I grew up in a largely peaceful environment. My mother kept saying real men don’t hit women. She even had a t-shirt printed out and wore it till it faded and eventually, as all t-shirts do, found its place as a cleaning rag. But the message was home.
Through the years of lover’s tiffs including one time when a girlfriend attempted to get physical, I never raised my hand. That’s how powerful my mother’s indoctrination was. To date, I have never hit anyone.
When Daudi Kabaka was busy singing "Pole Musa," a man was busy clobbering his wife in the name of love. We used to sing that song all the time when we were kids:
‘Musa nimevumilia sana
Musa nimevumilia sana
Kupigwa pigwa kama mimi punda
Na sura yangu imeharibika
Na ngumi zako za kila siku Musa
We knew that the man in the song was violent, scarring his once-flawless wife, but what we didn’t know was that the conversation would haunt us for decades.
In the 80s and 90s, word on the street was that if a man hit his woman, it meant he loved her. It doesn’t make sense now, but you know how indoctrination works –you repeat something over and over until it becomes the irrefutable truth.
I remember a distant relative saying “Just beat a little. Don’t break the bones. Two slaps to keep her in check should be enough.”
The first flat that I moved into in Umoja estate had interesting characters. One night just before I retired, I heard loud screaming that was followed by the sound shattering and some banging.
I switched off the lights and TV because I thought it was a robbery in progress and if they saw my lights, they’d come for me.
Next came the shouting. A woman was telling her husband to stop hitting her or she would call the police. There was a struggle, and the woman demanded that she be given her phone.
I opened my door, then several neighbours opened theirs. The woman was now fleeing her house with her husband hot in pursuit. We caught him just before he ran out of the gate.
Here’s the thing: the woman did not leave. She didn’t even call the police. Later, when we asked, she said the man had just come home drunk and because his food needed to be warmed, he got angry at the delay.

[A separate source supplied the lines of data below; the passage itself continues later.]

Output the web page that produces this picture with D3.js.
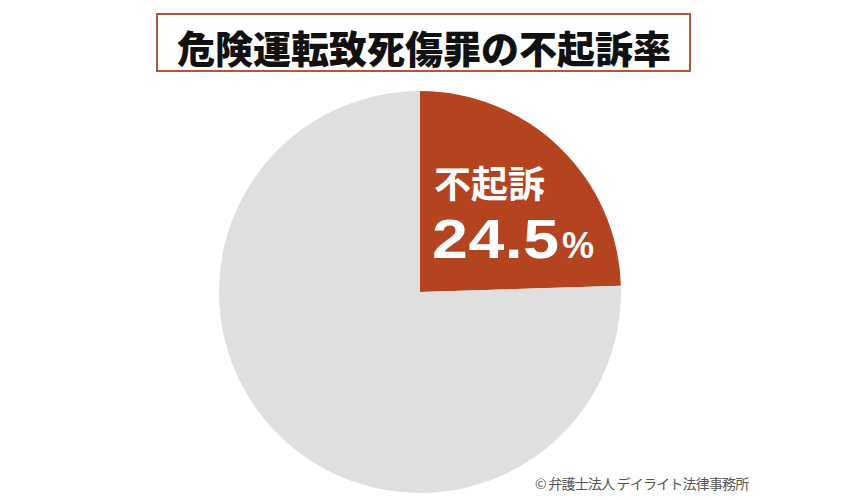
<!DOCTYPE html>
<html><head><meta charset="utf-8">
<script src="https://cdn.jsdelivr.net/npm/d3@7"></script>
<style>body{margin:0;background:#fff;} svg{display:block;}</style>
</head><body>
<svg id="c" width="850" height="500"></svg>
<script>
const title = "危険運転致死傷罪の不起訴率";
const categories = ["不起訴", "その他"];
const values = [24.5, 75.5];
const colors = ["#b4441f", "#dfdfdf"];
const credit = "© 弁護士法人 デイライト法律事務所";

const svg = d3.select("#c");
const font = "'Noto Sans CJK JP', 'Noto Sans', sans-serif";
const latin = "'Liberation Sans', Arial, sans-serif";

// title box
svg.append("rect").attr("x", 157).attr("y", 14).attr("width", 533).attr("height", 57)
  .attr("fill", "#fff").attr("stroke", "#b5553a").attr("stroke-width", 2);
svg.append("text").attr("x", 424).attr("y", 46).attr("text-anchor", "middle")
  .attr("dominant-baseline", "central").attr("font-family", font).attr("font-weight", 900)
  .attr("font-size", 38).attr("fill", "#111").text(title);

// pie
const cx = 420, cy = 292, r = 201;
const pie = d3.pie().sort(null).value(d => d)(values);
const arc = d3.arc().innerRadius(0).outerRadius(r);
const g = svg.append("g").attr("transform", `translate(${cx},${cy})`);
g.selectAll("path").data(pie).enter().append("path")
  .attr("d", arc).attr("fill", (d, i) => colors[i]);

// label
const lab = svg.append("g").attr("fill", "#fff").attr("font-weight", 700);
lab.append("text").attr("x", 434).attr("y", 198).attr("font-family", font)
  .attr("font-size", 37).text(categories[0]);
lab.append("text").attr("transform", "translate(432,258) scale(1.15,1)")
  .attr("font-family", latin).attr("font-size", 56).attr("letter-spacing", 0.5).text(values[0]);
lab.append("text").attr("x", 562).attr("y", 258).attr("font-family", latin)
  .attr("font-size", 36).text("%");

// credit
svg.append("text").attr("x", 535).attr("y", 489).attr("font-family", font)
  .attr("font-size", 14).attr("letter-spacing", -0.8).attr("fill", "#555").text(credit);
</script>
</body></html>
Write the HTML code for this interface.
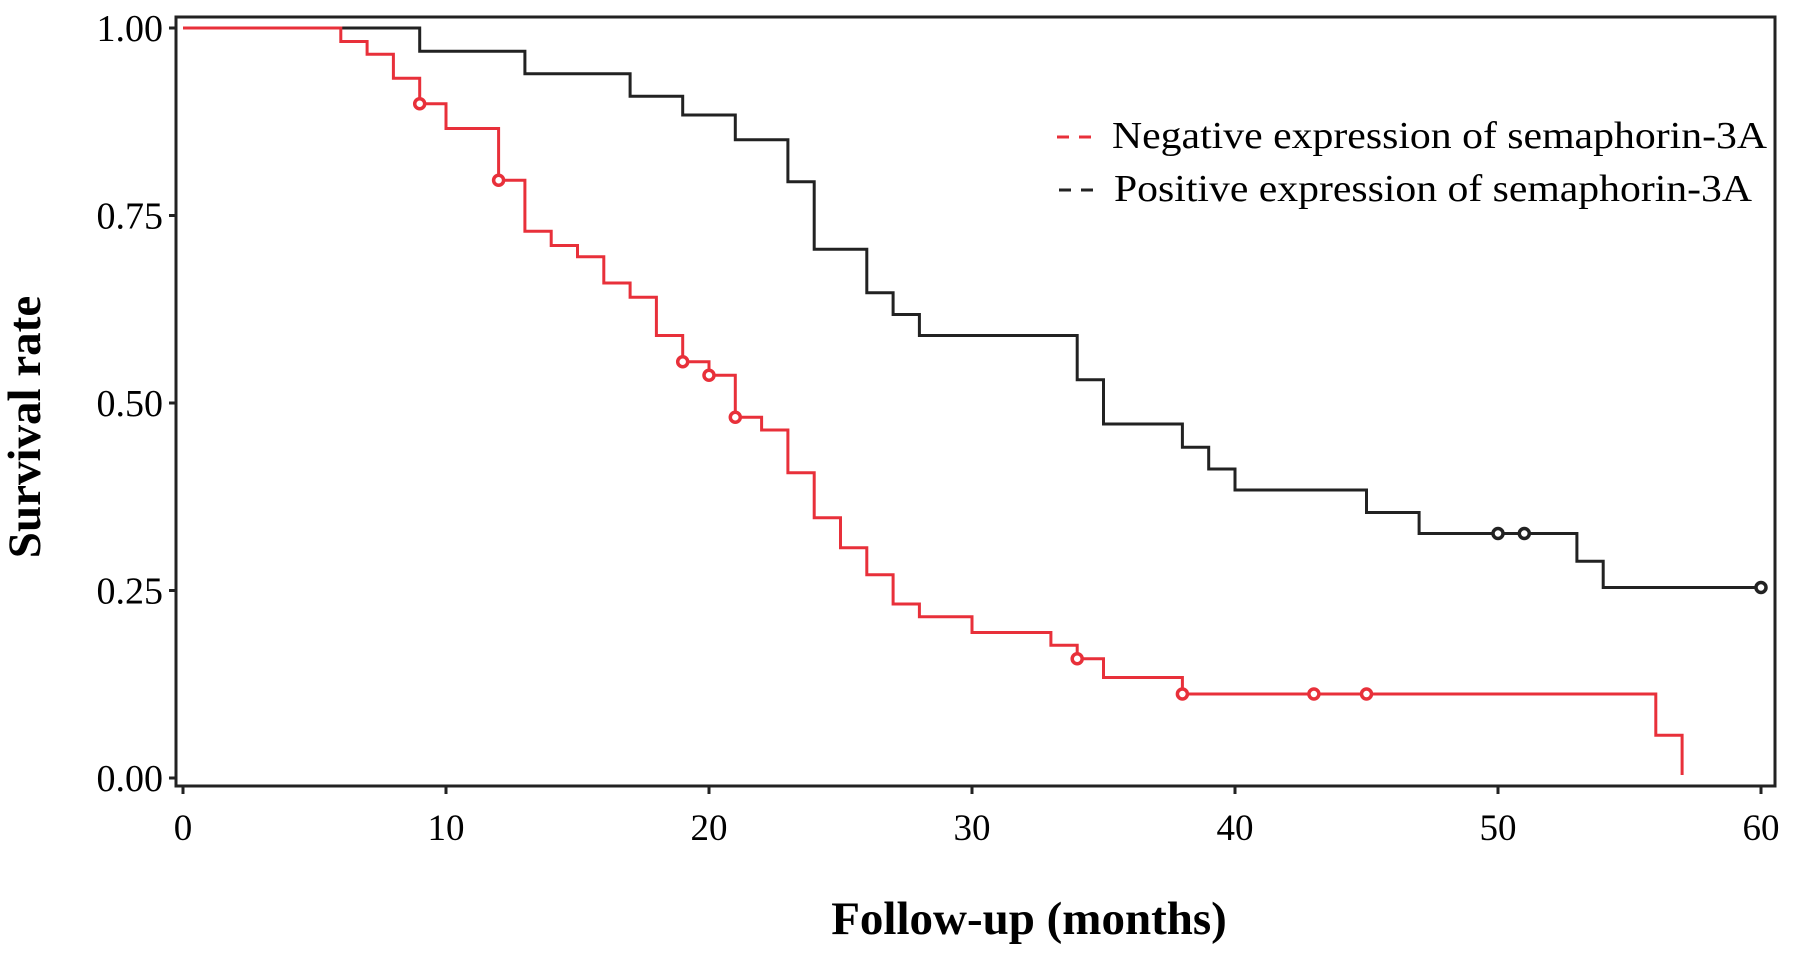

She had two children and was jobless, where would she go?
It is a reason I have kept hearing over the years. From the outside, we keep telling them to leave. From the inside, they know they need to save themselves, but there is the other matter of economic leverage that men, for the most part, hold.
Although it is not an easy choice to stay, an excuse to keep holding on is never too far away.
Some will go to church, where they will be told that God hates divorce and ‘there is nothing that prayer cannot solve’ and ‘pray for your husband. He is your prayer responsibility. Don’t let the devil win.’ And the women will go back home to another night of violence, and cry themselves to sleep.
Some will have to rush to hospital with broken bones, a chopped hand, a bruised face. According to UN WOMEN, almost 40% of married women have experienced physical abuse. Another report published in 2014 by the National Crime Research Centre says that five in every 10 women of the ages 15 to 24 believe and accept that men have a right to beat up a woman for one reason or another.
And some will die.
Years of patriarchy have seen women continue to get denied opportunities to be economically empowered. In turn, they decide to persevere the hostile situations if that is what it takes to have a roof over their heads and their children provided for.
They stay, fully aware of the risks at hand, but without much of a choice.
It is not easy to change a mentality that has been formed over the years. I recall a conversation that happened back in high school:
“Imagine you had a girl in bed. Your hands are all over her body and then just as soon as both of you are naked and you are on top of her, she changes her mind. What would you do?” someone asked.
“I swear I’d finish what we started,” came the reply.
Fifteen years later, I have never forgotten that. There was no one in our environment that taught us better.
I had to unlearn all the poison after I realised how permanently damaging abuse was. I have met women who would not sleep with the lights off because they still have nightmares about things that happened years before.
Violence is not power. Violence is what you are left with when you have no ability to think. It is a show of physical strength and nothing else, which is just stating the obvious because men are generally physically stronger, so what are you proving?
The only way to effectively reduce incidences of gender-based violence is through the power of gentle persuasion, through showing the picture from a survivor’s eyes, through saying ‘Real men don’t hit women’ until it becomes the irrefutable truth.